Topsheets used in absorbent articles, such as sanitary napkins, are required to have not only absorbing performance for smoothly transferring liquid body waste, e.g., menstrual blood or urine, to an underlying absorbent member but surface characteristics such that the surface thereof in contact with wearer's skin is soft enough not to cause skin irritation.
Currently available topsheets for absorbent articles include nonwoven fabrics made by various processes, perforated nonwoven fabrics, and perforated films of synthetic resins such as polyethylene, but none of them sufficiently satisfies the above-mentioned requirements of absorbing performance and surface characteristics.
Absorbent articles having a topsheet made of nonwoven fabric are disadvantageous in that waste liquid, e.g., menstrual blood or urine, discharged on the topsheet remains in the vicinity of the surface of the topsheet and gives discomfort or an unsanitary impression to a user on account of its color. Absorbent articles having a topsheet made of a perforated film relatively hide the color of blood or urine but are inferior in surface softness to those having a nonwoven fabric topsheet.
Japanese Patent 3131557 discloses wrinkled nonwoven fabric with a great number of streaky wrinkles (ridges) arrayed on its surface, which is used as a topsheet of an absorbent article. However, because of large empty spaces inside the ridges, liquid discharged on the topsheet penetrates into the surface of the wrinkles to make its color noticeable.
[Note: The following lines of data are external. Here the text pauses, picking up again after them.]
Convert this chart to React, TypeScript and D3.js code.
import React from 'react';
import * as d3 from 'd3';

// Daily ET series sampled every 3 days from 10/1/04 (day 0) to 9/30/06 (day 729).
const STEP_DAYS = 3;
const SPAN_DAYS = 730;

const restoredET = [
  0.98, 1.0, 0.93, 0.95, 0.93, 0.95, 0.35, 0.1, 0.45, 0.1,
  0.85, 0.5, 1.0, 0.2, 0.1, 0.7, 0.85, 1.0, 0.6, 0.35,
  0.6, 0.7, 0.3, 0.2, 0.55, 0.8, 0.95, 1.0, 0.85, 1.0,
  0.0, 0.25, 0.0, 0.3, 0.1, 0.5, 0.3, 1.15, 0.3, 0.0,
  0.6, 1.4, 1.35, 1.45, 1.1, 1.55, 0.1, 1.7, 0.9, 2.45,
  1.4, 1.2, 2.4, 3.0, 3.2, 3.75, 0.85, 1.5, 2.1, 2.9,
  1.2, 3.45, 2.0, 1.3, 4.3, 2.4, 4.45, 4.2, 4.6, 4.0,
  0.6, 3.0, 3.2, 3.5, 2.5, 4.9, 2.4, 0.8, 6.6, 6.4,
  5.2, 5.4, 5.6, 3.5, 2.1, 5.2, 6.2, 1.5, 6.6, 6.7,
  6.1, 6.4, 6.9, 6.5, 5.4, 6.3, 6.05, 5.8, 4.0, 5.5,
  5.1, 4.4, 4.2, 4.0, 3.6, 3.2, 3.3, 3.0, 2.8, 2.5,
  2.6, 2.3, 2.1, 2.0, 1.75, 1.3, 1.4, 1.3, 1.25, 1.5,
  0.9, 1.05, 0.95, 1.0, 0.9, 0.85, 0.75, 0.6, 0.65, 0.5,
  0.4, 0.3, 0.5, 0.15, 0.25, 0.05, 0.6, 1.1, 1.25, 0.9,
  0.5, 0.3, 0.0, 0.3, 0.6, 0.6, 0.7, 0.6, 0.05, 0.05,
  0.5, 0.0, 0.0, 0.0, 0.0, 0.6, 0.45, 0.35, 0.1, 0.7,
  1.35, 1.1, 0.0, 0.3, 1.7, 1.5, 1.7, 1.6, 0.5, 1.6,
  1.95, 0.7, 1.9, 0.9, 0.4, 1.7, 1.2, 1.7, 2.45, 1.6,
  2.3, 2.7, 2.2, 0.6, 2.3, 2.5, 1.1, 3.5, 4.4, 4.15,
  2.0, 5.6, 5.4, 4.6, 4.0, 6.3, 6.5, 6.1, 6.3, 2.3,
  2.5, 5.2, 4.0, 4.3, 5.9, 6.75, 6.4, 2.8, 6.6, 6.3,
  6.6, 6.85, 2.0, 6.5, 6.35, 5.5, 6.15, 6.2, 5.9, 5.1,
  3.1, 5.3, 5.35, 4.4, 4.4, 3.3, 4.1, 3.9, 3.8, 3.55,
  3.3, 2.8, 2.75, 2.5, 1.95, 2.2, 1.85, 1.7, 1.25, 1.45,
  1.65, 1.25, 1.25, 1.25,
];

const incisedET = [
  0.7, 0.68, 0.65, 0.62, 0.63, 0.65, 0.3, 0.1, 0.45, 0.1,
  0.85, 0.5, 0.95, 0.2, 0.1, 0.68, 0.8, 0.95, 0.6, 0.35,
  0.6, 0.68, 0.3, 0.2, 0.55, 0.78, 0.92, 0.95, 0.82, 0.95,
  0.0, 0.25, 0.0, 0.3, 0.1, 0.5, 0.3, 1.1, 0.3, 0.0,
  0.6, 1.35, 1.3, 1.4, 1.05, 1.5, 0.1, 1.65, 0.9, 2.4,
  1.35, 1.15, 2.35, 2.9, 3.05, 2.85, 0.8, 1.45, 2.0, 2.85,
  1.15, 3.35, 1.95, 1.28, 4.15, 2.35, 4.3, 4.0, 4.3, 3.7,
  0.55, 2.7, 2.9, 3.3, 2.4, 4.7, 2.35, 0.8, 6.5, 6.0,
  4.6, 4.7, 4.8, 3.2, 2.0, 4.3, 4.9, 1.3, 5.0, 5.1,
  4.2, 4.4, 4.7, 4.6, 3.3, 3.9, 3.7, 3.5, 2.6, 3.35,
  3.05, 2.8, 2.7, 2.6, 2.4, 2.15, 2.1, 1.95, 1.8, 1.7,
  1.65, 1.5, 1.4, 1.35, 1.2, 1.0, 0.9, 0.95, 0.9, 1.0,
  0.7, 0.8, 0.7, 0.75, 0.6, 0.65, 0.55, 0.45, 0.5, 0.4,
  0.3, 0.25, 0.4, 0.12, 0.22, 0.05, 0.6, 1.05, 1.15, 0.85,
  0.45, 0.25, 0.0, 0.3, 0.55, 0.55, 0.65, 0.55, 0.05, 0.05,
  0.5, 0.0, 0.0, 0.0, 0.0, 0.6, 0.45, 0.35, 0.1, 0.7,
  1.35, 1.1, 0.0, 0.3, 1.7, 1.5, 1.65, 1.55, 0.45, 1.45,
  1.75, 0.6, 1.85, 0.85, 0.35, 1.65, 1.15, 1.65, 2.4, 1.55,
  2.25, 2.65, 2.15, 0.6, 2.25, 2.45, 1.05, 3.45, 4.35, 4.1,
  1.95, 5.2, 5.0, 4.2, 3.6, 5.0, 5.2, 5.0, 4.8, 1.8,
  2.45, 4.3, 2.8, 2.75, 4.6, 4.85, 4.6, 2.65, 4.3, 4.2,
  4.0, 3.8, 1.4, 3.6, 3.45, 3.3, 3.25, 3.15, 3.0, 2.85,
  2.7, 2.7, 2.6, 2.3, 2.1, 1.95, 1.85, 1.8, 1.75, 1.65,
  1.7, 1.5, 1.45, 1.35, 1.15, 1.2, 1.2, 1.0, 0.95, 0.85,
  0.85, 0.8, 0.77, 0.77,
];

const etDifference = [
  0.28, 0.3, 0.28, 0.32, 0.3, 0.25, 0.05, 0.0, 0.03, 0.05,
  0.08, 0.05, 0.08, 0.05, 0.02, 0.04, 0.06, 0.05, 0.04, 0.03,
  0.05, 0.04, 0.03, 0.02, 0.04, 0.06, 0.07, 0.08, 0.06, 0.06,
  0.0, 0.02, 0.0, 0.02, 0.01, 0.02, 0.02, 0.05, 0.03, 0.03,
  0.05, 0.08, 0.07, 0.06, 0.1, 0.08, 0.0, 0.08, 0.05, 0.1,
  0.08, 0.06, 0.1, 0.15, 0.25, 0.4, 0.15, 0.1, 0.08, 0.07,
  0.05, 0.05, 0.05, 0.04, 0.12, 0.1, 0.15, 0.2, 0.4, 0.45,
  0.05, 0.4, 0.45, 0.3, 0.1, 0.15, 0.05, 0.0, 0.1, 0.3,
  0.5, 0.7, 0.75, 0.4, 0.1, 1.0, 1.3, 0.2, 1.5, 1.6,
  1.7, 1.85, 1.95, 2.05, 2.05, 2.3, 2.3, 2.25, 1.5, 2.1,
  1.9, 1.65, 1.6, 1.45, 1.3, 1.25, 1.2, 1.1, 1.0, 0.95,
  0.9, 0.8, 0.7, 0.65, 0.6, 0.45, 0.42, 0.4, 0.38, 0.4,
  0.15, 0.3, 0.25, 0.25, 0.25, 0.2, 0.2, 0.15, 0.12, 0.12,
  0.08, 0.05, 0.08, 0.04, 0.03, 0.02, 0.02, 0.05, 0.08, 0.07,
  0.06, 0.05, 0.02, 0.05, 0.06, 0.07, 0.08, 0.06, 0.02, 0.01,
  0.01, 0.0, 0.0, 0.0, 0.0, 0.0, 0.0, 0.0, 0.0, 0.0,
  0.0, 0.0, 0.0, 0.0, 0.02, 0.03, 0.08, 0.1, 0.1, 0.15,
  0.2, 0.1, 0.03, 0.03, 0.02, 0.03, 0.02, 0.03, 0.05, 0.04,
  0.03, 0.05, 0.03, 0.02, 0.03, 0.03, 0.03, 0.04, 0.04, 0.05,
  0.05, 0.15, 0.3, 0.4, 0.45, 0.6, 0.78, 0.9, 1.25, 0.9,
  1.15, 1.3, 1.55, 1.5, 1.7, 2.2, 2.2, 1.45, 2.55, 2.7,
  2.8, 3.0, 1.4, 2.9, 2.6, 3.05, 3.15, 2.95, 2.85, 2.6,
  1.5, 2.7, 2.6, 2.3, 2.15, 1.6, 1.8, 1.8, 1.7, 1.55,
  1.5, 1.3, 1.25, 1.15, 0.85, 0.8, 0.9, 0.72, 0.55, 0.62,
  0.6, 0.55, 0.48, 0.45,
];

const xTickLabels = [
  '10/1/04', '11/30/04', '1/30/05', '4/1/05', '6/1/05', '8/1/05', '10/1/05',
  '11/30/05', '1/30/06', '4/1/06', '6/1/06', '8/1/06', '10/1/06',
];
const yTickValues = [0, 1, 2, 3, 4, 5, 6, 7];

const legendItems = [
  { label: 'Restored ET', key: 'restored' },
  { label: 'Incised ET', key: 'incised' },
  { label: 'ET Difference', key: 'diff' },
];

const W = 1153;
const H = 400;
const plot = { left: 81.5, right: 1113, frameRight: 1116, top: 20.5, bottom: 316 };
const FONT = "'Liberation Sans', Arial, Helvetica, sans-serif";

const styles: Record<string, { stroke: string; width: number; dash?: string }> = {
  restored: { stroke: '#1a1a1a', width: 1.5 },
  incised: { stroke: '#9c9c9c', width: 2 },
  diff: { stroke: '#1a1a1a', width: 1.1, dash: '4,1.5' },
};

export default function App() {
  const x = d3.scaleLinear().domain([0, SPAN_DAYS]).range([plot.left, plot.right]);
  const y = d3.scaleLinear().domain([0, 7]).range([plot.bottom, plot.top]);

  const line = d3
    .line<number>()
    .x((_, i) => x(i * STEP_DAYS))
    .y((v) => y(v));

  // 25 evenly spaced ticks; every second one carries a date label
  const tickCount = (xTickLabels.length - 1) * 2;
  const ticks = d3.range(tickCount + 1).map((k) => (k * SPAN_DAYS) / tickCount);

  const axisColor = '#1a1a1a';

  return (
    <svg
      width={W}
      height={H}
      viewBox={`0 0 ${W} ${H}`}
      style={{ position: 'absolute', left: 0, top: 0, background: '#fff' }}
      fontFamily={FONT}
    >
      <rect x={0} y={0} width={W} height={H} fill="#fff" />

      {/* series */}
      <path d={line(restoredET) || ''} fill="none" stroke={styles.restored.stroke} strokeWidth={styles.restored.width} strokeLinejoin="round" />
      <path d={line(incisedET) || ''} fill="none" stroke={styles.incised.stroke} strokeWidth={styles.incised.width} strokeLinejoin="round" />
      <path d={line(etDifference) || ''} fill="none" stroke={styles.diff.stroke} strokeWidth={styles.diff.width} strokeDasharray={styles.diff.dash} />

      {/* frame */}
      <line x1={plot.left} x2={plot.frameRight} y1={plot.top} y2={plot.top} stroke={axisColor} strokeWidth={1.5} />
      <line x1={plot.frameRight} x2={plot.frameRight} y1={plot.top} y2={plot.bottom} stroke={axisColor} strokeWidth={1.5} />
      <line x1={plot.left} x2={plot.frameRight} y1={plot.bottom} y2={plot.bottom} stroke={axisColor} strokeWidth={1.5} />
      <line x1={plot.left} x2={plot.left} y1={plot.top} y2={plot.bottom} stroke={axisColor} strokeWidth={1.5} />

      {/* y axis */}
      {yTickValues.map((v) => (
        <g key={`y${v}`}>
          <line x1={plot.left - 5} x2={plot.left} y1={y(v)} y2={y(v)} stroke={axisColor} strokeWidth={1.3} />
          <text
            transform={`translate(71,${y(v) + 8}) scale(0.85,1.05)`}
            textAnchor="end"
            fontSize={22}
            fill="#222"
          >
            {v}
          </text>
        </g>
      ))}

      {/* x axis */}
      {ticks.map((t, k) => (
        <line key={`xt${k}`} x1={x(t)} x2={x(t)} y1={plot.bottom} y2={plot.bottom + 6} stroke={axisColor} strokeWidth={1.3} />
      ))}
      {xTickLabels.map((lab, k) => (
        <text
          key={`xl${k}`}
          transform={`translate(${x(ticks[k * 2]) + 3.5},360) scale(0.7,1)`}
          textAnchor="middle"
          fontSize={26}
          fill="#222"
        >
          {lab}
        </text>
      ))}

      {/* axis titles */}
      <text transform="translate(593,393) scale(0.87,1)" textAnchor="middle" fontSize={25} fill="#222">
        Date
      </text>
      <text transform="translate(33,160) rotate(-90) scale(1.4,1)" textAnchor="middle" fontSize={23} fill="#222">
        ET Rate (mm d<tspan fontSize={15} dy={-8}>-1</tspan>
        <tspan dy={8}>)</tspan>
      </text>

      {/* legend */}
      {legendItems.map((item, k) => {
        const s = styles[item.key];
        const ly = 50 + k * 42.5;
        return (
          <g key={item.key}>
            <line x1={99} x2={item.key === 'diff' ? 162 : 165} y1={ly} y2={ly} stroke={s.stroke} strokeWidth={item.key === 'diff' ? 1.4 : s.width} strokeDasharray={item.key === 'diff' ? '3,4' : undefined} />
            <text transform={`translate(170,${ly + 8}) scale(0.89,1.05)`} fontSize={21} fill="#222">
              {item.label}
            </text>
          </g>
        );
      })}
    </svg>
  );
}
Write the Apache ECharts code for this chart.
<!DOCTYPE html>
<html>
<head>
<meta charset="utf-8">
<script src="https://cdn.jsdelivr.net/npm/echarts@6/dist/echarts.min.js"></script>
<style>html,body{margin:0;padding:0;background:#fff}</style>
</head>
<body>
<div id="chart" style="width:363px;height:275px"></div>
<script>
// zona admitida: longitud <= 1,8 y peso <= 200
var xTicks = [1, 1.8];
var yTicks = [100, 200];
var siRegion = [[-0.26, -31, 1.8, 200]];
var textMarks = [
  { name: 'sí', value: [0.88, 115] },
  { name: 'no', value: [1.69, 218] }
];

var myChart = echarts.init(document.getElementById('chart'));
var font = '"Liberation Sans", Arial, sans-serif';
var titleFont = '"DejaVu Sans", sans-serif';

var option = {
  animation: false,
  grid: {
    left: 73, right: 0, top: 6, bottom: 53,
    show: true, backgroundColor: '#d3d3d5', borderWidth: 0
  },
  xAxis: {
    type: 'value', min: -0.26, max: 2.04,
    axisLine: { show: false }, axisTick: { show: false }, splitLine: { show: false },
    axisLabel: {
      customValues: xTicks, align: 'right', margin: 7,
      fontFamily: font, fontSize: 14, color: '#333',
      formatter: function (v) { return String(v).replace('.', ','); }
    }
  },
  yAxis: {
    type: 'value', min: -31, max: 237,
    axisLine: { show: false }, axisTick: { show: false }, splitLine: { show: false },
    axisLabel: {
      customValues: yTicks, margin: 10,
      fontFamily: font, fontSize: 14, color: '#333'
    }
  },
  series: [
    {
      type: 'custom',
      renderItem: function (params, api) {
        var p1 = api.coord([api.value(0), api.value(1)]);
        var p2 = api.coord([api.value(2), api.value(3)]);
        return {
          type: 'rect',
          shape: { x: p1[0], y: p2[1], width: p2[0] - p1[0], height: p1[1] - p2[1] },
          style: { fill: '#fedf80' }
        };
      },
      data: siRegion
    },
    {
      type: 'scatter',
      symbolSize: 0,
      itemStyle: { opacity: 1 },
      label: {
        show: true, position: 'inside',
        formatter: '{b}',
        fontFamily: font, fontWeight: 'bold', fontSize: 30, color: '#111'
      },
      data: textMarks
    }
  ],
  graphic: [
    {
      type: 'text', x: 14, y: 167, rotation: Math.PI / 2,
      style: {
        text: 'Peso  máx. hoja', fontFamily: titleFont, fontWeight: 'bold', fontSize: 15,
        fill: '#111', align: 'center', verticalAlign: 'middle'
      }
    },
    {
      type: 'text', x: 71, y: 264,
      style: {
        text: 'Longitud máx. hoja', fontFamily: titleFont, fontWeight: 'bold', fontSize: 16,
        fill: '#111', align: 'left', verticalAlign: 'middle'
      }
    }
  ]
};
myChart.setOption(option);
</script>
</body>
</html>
Besides, this structure is not one that allows the liquid to quickly migrate to the absorbent member, which tends to cause overhydration.
Japanese Patent 3181195 discloses nonwoven fabric suitable for use as a female member of a mechanical fastener of disposable diapers, etc., which is obtained by partly joining a first fiber layer and a second fiber layer by heat fusion and thermally shrinking one of the first and second layers to make the other protrude toward one side to form regularly arrayed bulges. Because the two layers are partly joined by heat embossing in a very fine pattern, the nonwoven fabric is too hard for use as a topsheet of an absorbent article. Further, the fiber layer forming the bulges easily fuzzes up because of weak fusion bonds among constituent fibers. Therefore, if used as the topsheet of the absorbent article, the nonwoven fabric excessively irritates the skin to cause skin troubles.
JP-A-10-80445 discloses a topsheet for absorbent articles which comprises two nonwoven fabric layers and has a large number of openings, the two nonwoven fabric layers being joined together at the periphery of the individual openings. The topsheet disclosed may not be necessarily seen as sufficiently infiltratable for transferring liquid from the first layer (on the wearer's side) to the second layer (on the absorbent member side).